Reading reviews can be tough. Particularly when you’ve done all the research, spent months, years even, checking facts before writing, and then checking again as you write.
I just got a review I feel I must respond to. Someone just raised a number of biblical questions on Temper the Wind. I don’t expect everyone to understand or even enjoy the writing style I chose. That is their privilege. I noticed that contractions are few in the scriptures in most translations, the language formal, and so I tried to keep that practice in my book. But before this particular review puts doubts into the minds of others, I want to handle certain points.
How did Taleh talk to Javan when he was Hebrew and she was Ammonite? That answer is simple. The Ammonites came from one of Lot’s daughters (Abraham’s nephew), as did Moab, another nearby land. The languages – and the nations – were related. The nation of Edom came from Esau, Jacob’s twin. In fact, through Abraham’s second wife, Keturah, he produced the foundations of other nations, including Midian.

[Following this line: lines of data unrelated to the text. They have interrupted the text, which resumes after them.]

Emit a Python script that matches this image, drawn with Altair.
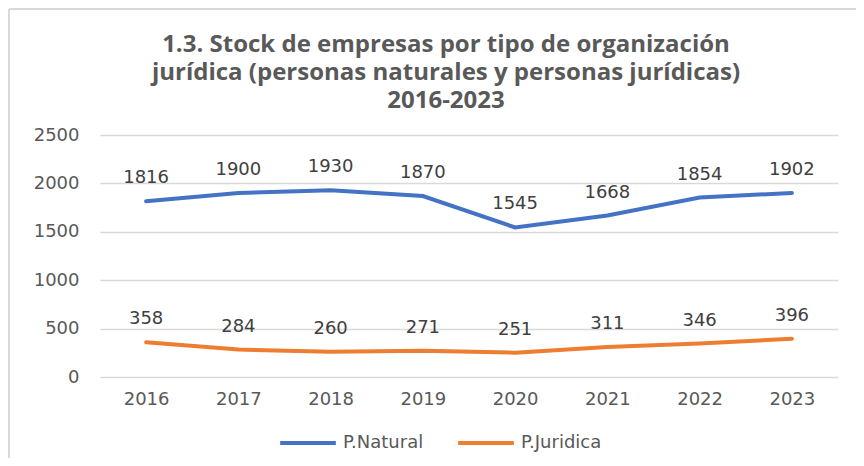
import altair as alt
import pandas as pd

years = ["2016", "2017", "2018", "2019", "2020", "2021", "2022", "2023"]
natural = [1816, 1900, 1930, 1870, 1545, 1668, 1854, 1902]
juridica = [358, 284, 260, 271, 251, 311, 346, 396]
series_names = ["P.Natural", "P.Juridica"]
colors = ["#4472C4", "#ED7D31"]

rows = []
for y, v in zip(years, natural):
    rows.append({"year": y, "value": v, "serie": series_names[0]})
for y, v in zip(years, juridica):
    rows.append({"year": y, "value": v, "serie": series_names[1]})
df = pd.DataFrame(rows)

x = alt.X("year:N", title=None, sort=years,
          scale=alt.Scale(type="point", padding=0.5),
          axis=alt.Axis(labelAngle=0, domain=False, ticks=False, grid=False,
                        labelFont="DejaVu Sans", labelFontSize=18,
                        labelColor="#595959", labelPadding=13))
y = alt.Y("value:Q", title=None,
          scale=alt.Scale(domain=[0, 2500], nice=False),
          axis=alt.Axis(values=[0, 500, 1000, 1500, 2000, 2500], format="d",
                        domain=False, ticks=False, gridColor="#d9d9d9", gridWidth=1.3,
                        labelFont="DejaVu Sans", labelFontSize=18,
                        labelColor="#595959", labelPadding=21))
color = alt.Color("serie:N", sort=series_names,
                  scale=alt.Scale(domain=series_names, range=colors),
                  legend=alt.Legend(title=None, orient="none", direction="horizontal",
                                    legendX=178, legendY=278,
                                    symbolType="stroke", symbolSize=3100,
                                    symbolStrokeWidth=4, symbolOpacity=1,
                                    columnPadding=26,
                                    labelFont="DejaVu Sans", labelFontSize=18,
                                    labelColor="#595959", labelOffset=5))

base = alt.Chart(df)
lines = base.mark_line(strokeWidth=4, strokeCap="round").encode(x=x, y=y, color=color)
labels = base.mark_text(font="DejaVu Sans", fontSize=18, color="#404040",
                        baseline="alphabetic", dy=-18).encode(
    x=alt.X("year:N", sort=years), y="value:Q", text="value:Q")

frame_left = alt.Chart(df).mark_rule(color="#d9d9d9", strokeWidth=2).encode(
    x=alt.value(-91), y=alt.value(-126), y2=alt.value(340))
frame_top = alt.Chart(df).mark_rule(color="#d9d9d9", strokeWidth=2).encode(
    x=alt.value(-91), x2=alt.value(760), y=alt.value(-126))

chart = alt.layer(frame_left, frame_top, lines, labels).properties(
    width=738, height=242,
    padding={"left": 92, "top": 127, "right": 18, "bottom": 81},
    autosize=alt.AutoSizeParams(type="none"),
    title=alt.TitleParams(
        ["1.3.  Stock de empresas por tipo de organización",
         "jurídica (personas naturales y personas jurídicas)",
         "2016-2023"],
        font="Open Sans", fontSize=24, fontWeight="bold", color="#595959",
        anchor="middle", frame="group", dx=-23, offset=-105, lineHeight=28),
).configure_view(stroke=None)

chart.save("out.html", embed_options={"renderer": "svg", "actions": False})
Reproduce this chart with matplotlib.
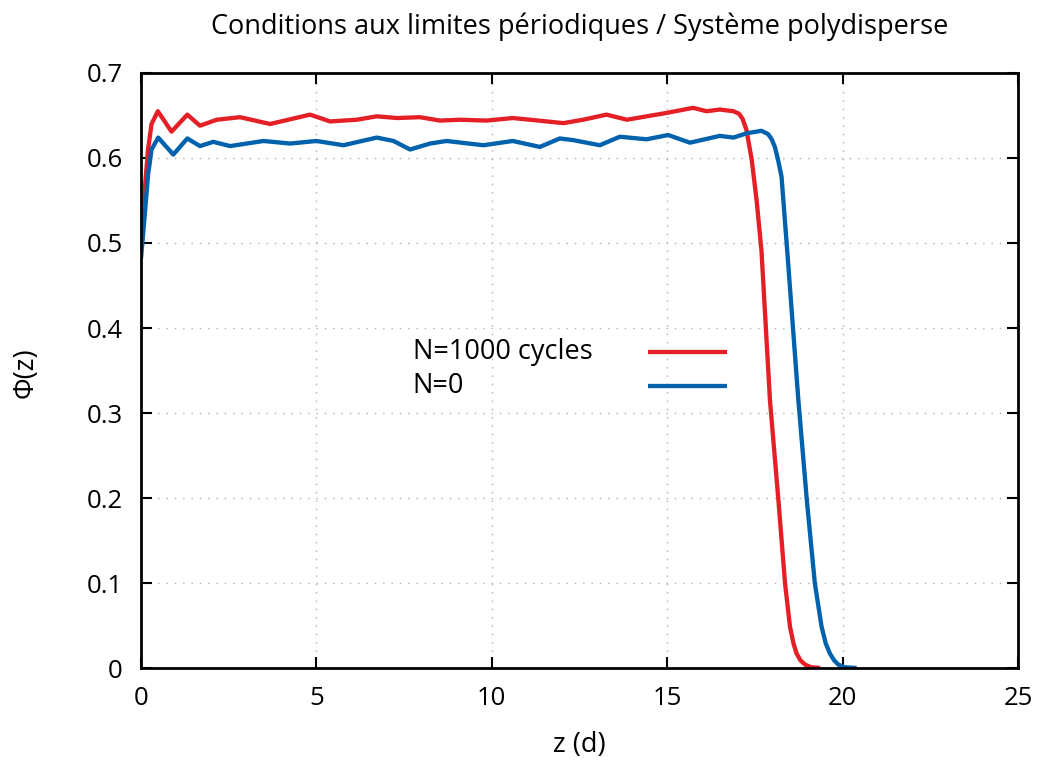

Repeatedly Israelites come in contact with nearby countries and rarely is mention made of interpreters. Abraham bargaining for the cave to bury Sarah might be explainable by living in the land so many years, but Rahab hiding the two spies from Israel? David’s taking refuge in Gath and overhearing that he had been recognized? Naomi and her husband chose to go to Moab during the famine. Why Moab? Could it be they went there because they would be able to communicate?
As far as Javan falling in love (or rather, lust) at first sight, that was based on the scripture I used as the foundation for the entire story. The verses, quoted at the book’s beginning, gave two possible endings, one good, the other bad. I didn’t make it up, the Bible gave me that setting. I just ran with it.